Sumbangan pemikiran intelektual PSI lainnya datang dari ekonom Sarbini Sumawinata. Pada 1966, ia berpendapat bahwa mempertahankan stabilitas politik merupakan syarat terciptanya pertumbuhan ekonomi. Dasar pemikiran tersebut selanjutnya menjadi acuan kerangka berpikir Orde Baru.
Rahman Tolleng-di depan Sidang Pleno Dewan Perwakilan Rakyat Gotong Royong mewakili Fraksi Golkar pada 1969-berpendapat bahwa sistem pemilihan umum seharusnya berdasarkan distrik, menggantikan perwakilan proporsional. Sistem distrik dianut Amerika Serikat.
Sistem distrik memungkinkan hubungan langsung antara yang dipilih dan pemilih. Pemilu perlahan menjadi pemilihan yang kualitatif. Usul Rahman ditolak, tapi ide sistem distrik kerap muncul sampai sekarang.
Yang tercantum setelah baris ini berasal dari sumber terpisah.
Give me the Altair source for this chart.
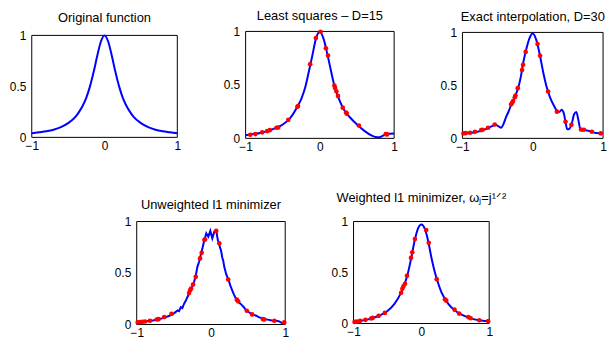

Setelah melalui pasang-surut, usaha kaum pluralis modern untuk membangkitkan sosialisme kerakyatan di era Orde Baru akhirnya kandas pada Januari 1974. Peristiwa Malari disebutkan oleh David Bourchier dan Vedi R. Hadiz sebagai puncak ketegangan kaum pluralis modern dengan kelompok perwira, pengusaha, dan politikus di sekitar Opsus pimpinan Ali Moertopo.
Setelah peristiwa Malari, kaum pluralis modern sering berada di barisan depan oposisi masa Orde Baru. “Sesudah 1974, seakan pintu tertutup bagi kebangkitan PSI, termasuk orang-orangnya,” kata Rahman Tolleng.